### PROMPT
Make an exact copy of all the material below, apart from the pictures.

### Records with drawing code
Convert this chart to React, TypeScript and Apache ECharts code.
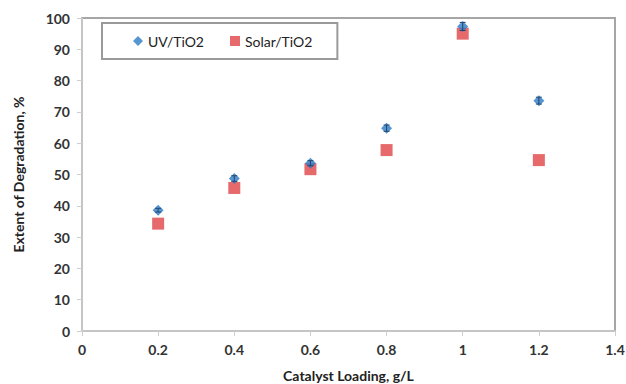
import React, { useEffect, useRef } from "react";
import * as echarts from "echarts";

const loadings = [0.2, 0.4, 0.6, 0.8, 1.0, 1.2];
const uvValues = [38.6, 48.7, 53.6, 64.8, 97.3, 73.6];
const uvErrors = [0.6, 0.9, 0.8, 1.0, 1.3, 1.1];
const solarValues = [34.3, 45.7, 51.7, 57.8, 95.0, 54.6];
const seriesNames = ["UV/TiO2", "Solar/TiO2"];

const FONT = "Lato, 'Open Sans', sans-serif";

export default function App() {
  const ref = useRef<HTMLDivElement>(null);
  useEffect(() => {
    if (!ref.current) return;
    const chart = echarts.init(ref.current, undefined, { renderer: "svg" });
    const uvData = loadings.map((x, i) => [x, uvValues[i]]);
    const solarData = loadings.map((x, i) => [x, solarValues[i]]);
    const errData = loadings.map((x, i) => [x, uvValues[i], uvErrors[i]]);
    chart.setOption({
      animation: false,
      backgroundColor: "#ffffff",
      grid: {
        left: 82,
        top: 18,
        width: 533,
        height: 313,
        show: true,
        borderColor: "#a6a6a6",
        borderWidth: 2,
        outerBoundsMode: "none",
        containLabel: false,
      },
      legend: {
        left: 102,
        top: 23,
        orient: "horizontal",
        padding: [11, 25, 11, 31],
        itemGap: 26,
        itemWidth: 10,
        itemHeight: 10,
        borderColor: "#9a9a9a",
        borderWidth: 2,
        data: seriesNames,
        textStyle: { fontFamily: FONT, fontSize: 14, color: "#222" },
      },
      xAxis: {
        type: "value",
        min: 0,
        max: 1.4,
        interval: 0.2,
        splitLine: { show: false },
        axisLine: { show: true, lineStyle: { color: "#cfcfcf", width: 1.5 } },
        axisTick: { show: true, length: 5, lineStyle: { color: "#cfcfcf" } },
        axisLabel: {
          fontFamily: FONT,
          fontSize: 14,
          fontWeight: "bold",
          color: "#333",
          margin: 11,
          formatter: (v: number) => String(parseFloat(v.toFixed(1))),
        },
        name: "Catalyst Loading, g/L",
        nameLocation: "middle",
        nameGap: 37,
        nameTextStyle: { fontFamily: FONT, fontSize: 14, fontWeight: "bold", color: "#222" },
      },
      yAxis: {
        type: "value",
        min: 0,
        max: 100,
        interval: 10,
        splitLine: { show: false },
        axisLine: { show: true, lineStyle: { color: "#cfcfcf", width: 1.5 } },
        axisTick: { show: true, length: 5, lineStyle: { color: "#cfcfcf" } },
        axisLabel: { fontFamily: FONT, fontSize: 14, fontWeight: "bold", color: "#333", margin: 12 },
        name: "Extent of Degradation, %",
        nameLocation: "middle",
        nameGap: 57,
        nameTextStyle: { fontFamily: FONT, fontSize: 14, fontWeight: "bold", color: "#222" },
      },
      series: [
        {
          name: seriesNames[0],
          type: "scatter",
          symbol: "diamond",
          symbolSize: [11, 11],
          itemStyle: { color: "#2a7bc4" },
          data: uvData,
          z: 3,
        },
        {
          name: seriesNames[1],
          type: "scatter",
          symbol: "rect",
          symbolSize: 12,
          itemStyle: { color: "#e04446" },
          data: solarData,
          z: 2,
        },
        {
          name: "err",
          type: "custom",
          z: 4,
          silent: true,
          data: errData,
          renderItem: (params: any, api: any) => {
            const x = api.value(0);
            const y = api.value(1);
            const e = api.value(2);
            const lo = api.coord([x, y - e]);
            const hi = api.coord([x, y + e]);
            const w = 3;
            const style = { stroke: "#23456e", lineWidth: 1 };
            return {
              type: "group",
              children: [
                { type: "line", shape: { x1: lo[0], y1: lo[1], x2: hi[0], y2: hi[1] }, style },
                { type: "line", shape: { x1: lo[0] - w, y1: lo[1], x2: lo[0] + w, y2: lo[1] }, style },
                { type: "line", shape: { x1: hi[0] - w, y1: hi[1], x2: hi[0] + w, y2: hi[1] }, style },
              ],
            };
          },
        },
      ],
    });
    return () => chart.dispose();
  }, []);
  return (
    <div
      ref={ref}
      style={{ position: "fixed", left: 0, top: 0, width: 626, height: 384, background: "#fff" }}
    />
  );
}
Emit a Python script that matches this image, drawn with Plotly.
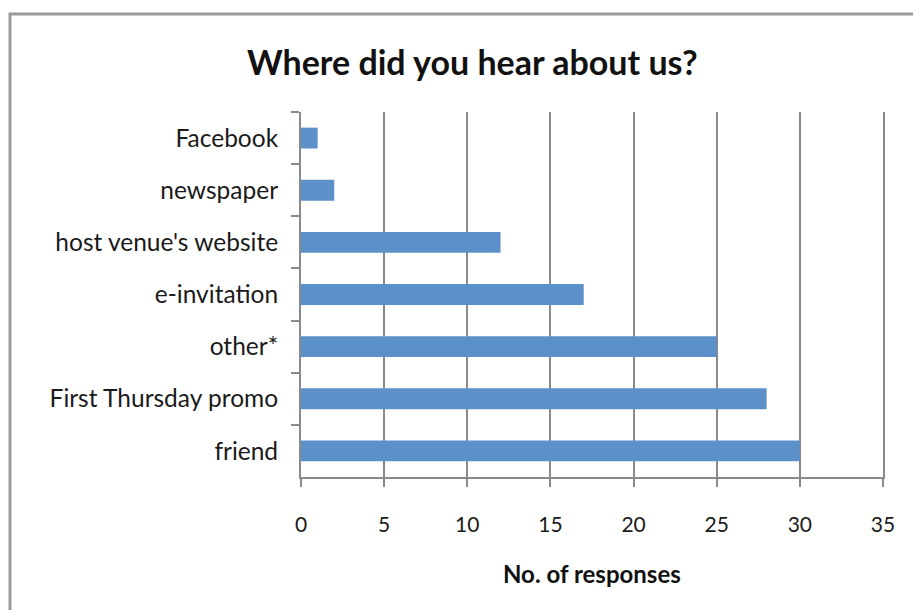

### EXERCISE RESPONSE
Convert this chart to React, TypeScript and Apache ECharts code.
import React, { useEffect, useRef } from "react";
import * as echarts from "echarts";

const loadings = [0.2, 0.4, 0.6, 0.8, 1.0, 1.2];
const uvValues = [38.6, 48.7, 53.6, 64.8, 97.3, 73.6];
const uvErrors = [0.6, 0.9, 0.8, 1.0, 1.3, 1.1];
const solarValues = [34.3, 45.7, 51.7, 57.8, 95.0, 54.6];
const seriesNames = ["UV/TiO2", "Solar/TiO2"];

const FONT = "Lato, 'Open Sans', sans-serif";

export default function App() {
  const ref = useRef<HTMLDivElement>(null);
  useEffect(() => {
    if (!ref.current) return;
    const chart = echarts.init(ref.current, undefined, { renderer: "svg" });
    const uvData = loadings.map((x, i) => [x, uvValues[i]]);
    const solarData = loadings.map((x, i) => [x, solarValues[i]]);
    const errData = loadings.map((x, i) => [x, uvValues[i], uvErrors[i]]);
    chart.setOption({
      animation: false,
      backgroundColor: "#ffffff",
      grid: {
        left: 82,
        top: 18,
        width: 533,
        height: 313,
        show: true,
        borderColor: "#a6a6a6",
        borderWidth: 2,
        outerBoundsMode: "none",
        containLabel: false,
      },
      legend: {
        left: 102,
        top: 23,
        orient: "horizontal",
        padding: [11, 25, 11, 31],
        itemGap: 26,
        itemWidth: 10,
        itemHeight: 10,
        borderColor: "#9a9a9a",
        borderWidth: 2,
        data: seriesNames,
        textStyle: { fontFamily: FONT, fontSize: 14, color: "#222" },
      },
      xAxis: {
        type: "value",
        min: 0,
        max: 1.4,
        interval: 0.2,
        splitLine: { show: false },
        axisLine: { show: true, lineStyle: { color: "#cfcfcf", width: 1.5 } },
        axisTick: { show: true, length: 5, lineStyle: { color: "#cfcfcf" } },
        axisLabel: {
          fontFamily: FONT,
          fontSize: 14,
          fontWeight: "bold",
          color: "#333",
          margin: 11,
          formatter: (v: number) => String(parseFloat(v.toFixed(1))),
        },
        name: "Catalyst Loading, g/L",
        nameLocation: "middle",
        nameGap: 37,
        nameTextStyle: { fontFamily: FONT, fontSize: 14, fontWeight: "bold", color: "#222" },
      },
      yAxis: {
        type: "value",
        min: 0,
        max: 100,
        interval: 10,
        splitLine: { show: false },
        axisLine: { show: true, lineStyle: { color: "#cfcfcf", width: 1.5 } },
        axisTick: { show: true, length: 5, lineStyle: { color: "#cfcfcf" } },
        axisLabel: { fontFamily: FONT, fontSize: 14, fontWeight: "bold", color: "#333", margin: 12 },
        name: "Extent of Degradation, %",
        nameLocation: "middle",
        nameGap: 57,
        nameTextStyle: { fontFamily: FONT, fontSize: 14, fontWeight: "bold", color: "#222" },
      },
      series: [
        {
          name: seriesNames[0],
          type: "scatter",
          symbol: "diamond",
          symbolSize: [11, 11],
          itemStyle: { color: "#2a7bc4" },
          data: uvData,
          z: 3,
        },
        {
          name: seriesNames[1],
          type: "scatter",
          symbol: "rect",
          symbolSize: 12,
          itemStyle: { color: "#e04446" },
          data: solarData,
          z: 2,
        },
        {
          name: "err",
          type: "custom",
          z: 4,
          silent: true,
          data: errData,
          renderItem: (params: any, api: any) => {
            const x = api.value(0);
            const y = api.value(1);
            const e = api.value(2);
            const lo = api.coord([x, y - e]);
            const hi = api.coord([x, y + e]);
            const w = 3;
            const style = { stroke: "#23456e", lineWidth: 1 };
            return {
              type: "group",
              children: [
                { type: "line", shape: { x1: lo[0], y1: lo[1], x2: hi[0], y2: hi[1] }, style },
                { type: "line", shape: { x1: lo[0] - w, y1: lo[1], x2: lo[0] + w, y2: lo[1] }, style },
                { type: "line", shape: { x1: hi[0] - w, y1: hi[1], x2: hi[0] + w, y2: hi[1] }, style },
              ],
            };
          },
        },
      ],
    });
    return () => chart.dispose();
  }, []);
  return (
    <div
      ref={ref}
      style={{ position: "fixed", left: 0, top: 0, width: 626, height: 384, background: "#fff" }}
    />
  );
}
Emit a Python script that matches this image, drawn with Plotly.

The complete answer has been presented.